Quote, verbatim, all material below, without pictures.

-- Dataset extract start --

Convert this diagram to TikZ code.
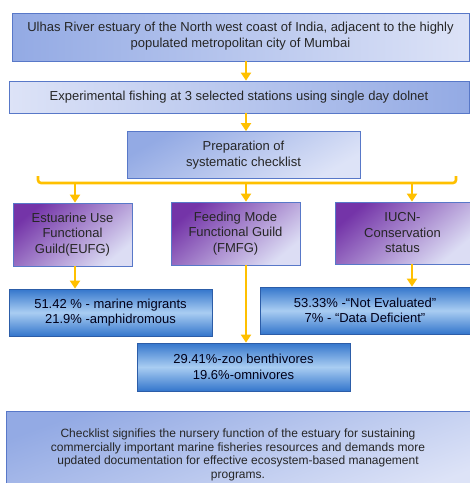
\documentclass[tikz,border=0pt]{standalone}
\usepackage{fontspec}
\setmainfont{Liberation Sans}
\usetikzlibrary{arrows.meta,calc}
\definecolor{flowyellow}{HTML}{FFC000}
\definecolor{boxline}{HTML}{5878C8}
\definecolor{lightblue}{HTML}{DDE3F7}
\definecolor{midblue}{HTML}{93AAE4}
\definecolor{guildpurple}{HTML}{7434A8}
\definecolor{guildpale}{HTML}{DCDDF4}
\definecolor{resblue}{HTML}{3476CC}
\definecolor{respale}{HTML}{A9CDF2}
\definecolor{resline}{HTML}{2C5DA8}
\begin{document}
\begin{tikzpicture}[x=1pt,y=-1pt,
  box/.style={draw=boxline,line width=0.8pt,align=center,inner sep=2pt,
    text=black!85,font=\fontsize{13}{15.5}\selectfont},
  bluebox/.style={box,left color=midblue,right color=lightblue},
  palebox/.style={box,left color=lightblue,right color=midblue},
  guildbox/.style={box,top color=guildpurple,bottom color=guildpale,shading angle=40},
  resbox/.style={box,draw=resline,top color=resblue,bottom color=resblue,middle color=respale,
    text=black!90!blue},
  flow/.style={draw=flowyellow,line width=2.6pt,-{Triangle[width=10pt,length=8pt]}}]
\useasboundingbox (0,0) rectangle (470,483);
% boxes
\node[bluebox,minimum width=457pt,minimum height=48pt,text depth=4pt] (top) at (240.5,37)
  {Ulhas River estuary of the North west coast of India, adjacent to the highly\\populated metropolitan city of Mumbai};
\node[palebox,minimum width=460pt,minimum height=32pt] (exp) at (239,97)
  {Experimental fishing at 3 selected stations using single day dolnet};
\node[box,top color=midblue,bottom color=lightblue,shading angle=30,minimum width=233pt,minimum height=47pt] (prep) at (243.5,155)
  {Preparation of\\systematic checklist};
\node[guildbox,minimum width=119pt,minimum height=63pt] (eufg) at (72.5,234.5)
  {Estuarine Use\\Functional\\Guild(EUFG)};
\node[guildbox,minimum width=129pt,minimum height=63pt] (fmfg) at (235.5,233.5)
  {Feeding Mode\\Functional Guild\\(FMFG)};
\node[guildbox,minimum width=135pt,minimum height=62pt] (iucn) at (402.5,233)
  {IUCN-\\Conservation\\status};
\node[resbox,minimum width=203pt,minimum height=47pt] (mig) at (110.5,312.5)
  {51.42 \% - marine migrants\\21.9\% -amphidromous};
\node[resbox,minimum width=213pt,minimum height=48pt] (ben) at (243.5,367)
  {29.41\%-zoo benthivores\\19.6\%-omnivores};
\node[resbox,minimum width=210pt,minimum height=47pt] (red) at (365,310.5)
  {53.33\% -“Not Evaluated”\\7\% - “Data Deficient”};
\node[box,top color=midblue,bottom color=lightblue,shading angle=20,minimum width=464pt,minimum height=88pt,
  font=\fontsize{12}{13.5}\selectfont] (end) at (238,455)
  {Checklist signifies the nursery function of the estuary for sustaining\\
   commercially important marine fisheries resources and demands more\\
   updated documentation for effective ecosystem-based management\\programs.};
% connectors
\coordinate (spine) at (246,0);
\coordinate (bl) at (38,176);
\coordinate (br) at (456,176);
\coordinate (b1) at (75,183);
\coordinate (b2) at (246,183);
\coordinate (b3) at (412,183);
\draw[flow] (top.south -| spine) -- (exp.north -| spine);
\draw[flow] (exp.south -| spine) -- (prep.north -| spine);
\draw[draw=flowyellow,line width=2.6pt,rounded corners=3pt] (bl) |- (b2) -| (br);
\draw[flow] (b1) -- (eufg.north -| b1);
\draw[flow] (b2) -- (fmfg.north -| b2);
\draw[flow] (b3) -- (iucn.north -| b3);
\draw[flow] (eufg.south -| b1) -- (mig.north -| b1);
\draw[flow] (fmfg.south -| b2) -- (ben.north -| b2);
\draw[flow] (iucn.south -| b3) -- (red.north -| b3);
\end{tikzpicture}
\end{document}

-- Dataset extract end --

● Reply to the exercise
Convert this diagram to TikZ code.
\documentclass[tikz,border=0pt]{standalone}
\usepackage{fontspec}
\setmainfont{Liberation Sans}
\usetikzlibrary{arrows.meta,calc}
\definecolor{flowyellow}{HTML}{FFC000}
\definecolor{boxline}{HTML}{5878C8}
\definecolor{lightblue}{HTML}{DDE3F7}
\definecolor{midblue}{HTML}{93AAE4}
\definecolor{guildpurple}{HTML}{7434A8}
\definecolor{guildpale}{HTML}{DCDDF4}
\definecolor{resblue}{HTML}{3476CC}
\definecolor{respale}{HTML}{A9CDF2}
\definecolor{resline}{HTML}{2C5DA8}
\begin{document}
\begin{tikzpicture}[x=1pt,y=-1pt,
  box/.style={draw=boxline,line width=0.8pt,align=center,inner sep=2pt,
    text=black!85,font=\fontsize{13}{15.5}\selectfont},
  bluebox/.style={box,left color=midblue,right color=lightblue},
  palebox/.style={box,left color=lightblue,right color=midblue},
  guildbox/.style={box,top color=guildpurple,bottom color=guildpale,shading angle=40},
  resbox/.style={box,draw=resline,top color=resblue,bottom color=resblue,middle color=respale,
    text=black!90!blue},
  flow/.style={draw=flowyellow,line width=2.6pt,-{Triangle[width=10pt,length=8pt]}}]
\useasboundingbox (0,0) rectangle (470,483);
% boxes
\node[bluebox,minimum width=457pt,minimum height=48pt,text depth=4pt] (top) at (240.5,37)
  {Ulhas River estuary of the North west coast of India, adjacent to the highly\\populated metropolitan city of Mumbai};
\node[palebox,minimum width=460pt,minimum height=32pt] (exp) at (239,97)
  {Experimental fishing at 3 selected stations using single day dolnet};
\node[box,top color=midblue,bottom color=lightblue,shading angle=30,minimum width=233pt,minimum height=47pt] (prep) at (243.5,155)
  {Preparation of\\systematic checklist};
\node[guildbox,minimum width=119pt,minimum height=63pt] (eufg) at (72.5,234.5)
  {Estuarine Use\\Functional\\Guild(EUFG)};
\node[guildbox,minimum width=129pt,minimum height=63pt] (fmfg) at (235.5,233.5)
  {Feeding Mode\\Functional Guild\\(FMFG)};
\node[guildbox,minimum width=135pt,minimum height=62pt] (iucn) at (402.5,233)
  {IUCN-\\Conservation\\status};
\node[resbox,minimum width=203pt,minimum height=47pt] (mig) at (110.5,312.5)
  {51.42 \% - marine migrants\\21.9\% -amphidromous};
\node[resbox,minimum width=213pt,minimum height=48pt] (ben) at (243.5,367)
  {29.41\%-zoo benthivores\\19.6\%-omnivores};
\node[resbox,minimum width=210pt,minimum height=47pt] (red) at (365,310.5)
  {53.33\% -“Not Evaluated”\\7\% - “Data Deficient”};
\node[box,top color=midblue,bottom color=lightblue,shading angle=20,minimum width=464pt,minimum height=88pt,
  font=\fontsize{12}{13.5}\selectfont] (end) at (238,455)
  {Checklist signifies the nursery function of the estuary for sustaining\\
   commercially important marine fisheries resources and demands more\\
   updated documentation for effective ecosystem-based management\\programs.};
% connectors
\coordinate (spine) at (246,0);
\coordinate (bl) at (38,176);
\coordinate (br) at (456,176);
\coordinate (b1) at (75,183);
\coordinate (b2) at (246,183);
\coordinate (b3) at (412,183);
\draw[flow] (top.south -| spine) -- (exp.north -| spine);
\draw[flow] (exp.south -| spine) -- (prep.north -| spine);
\draw[draw=flowyellow,line width=2.6pt,rounded corners=3pt] (bl) |- (b2) -| (br);
\draw[flow] (b1) -- (eufg.north -| b1);
\draw[flow] (b2) -- (fmfg.north -| b2);
\draw[flow] (b3) -- (iucn.north -| b3);
\draw[flow] (eufg.south -| b1) -- (mig.north -| b1);
\draw[flow] (fmfg.south -| b2) -- (ben.north -| b2);
\draw[flow] (iucn.south -| b3) -- (red.north -| b3);
\end{tikzpicture}
\end{document}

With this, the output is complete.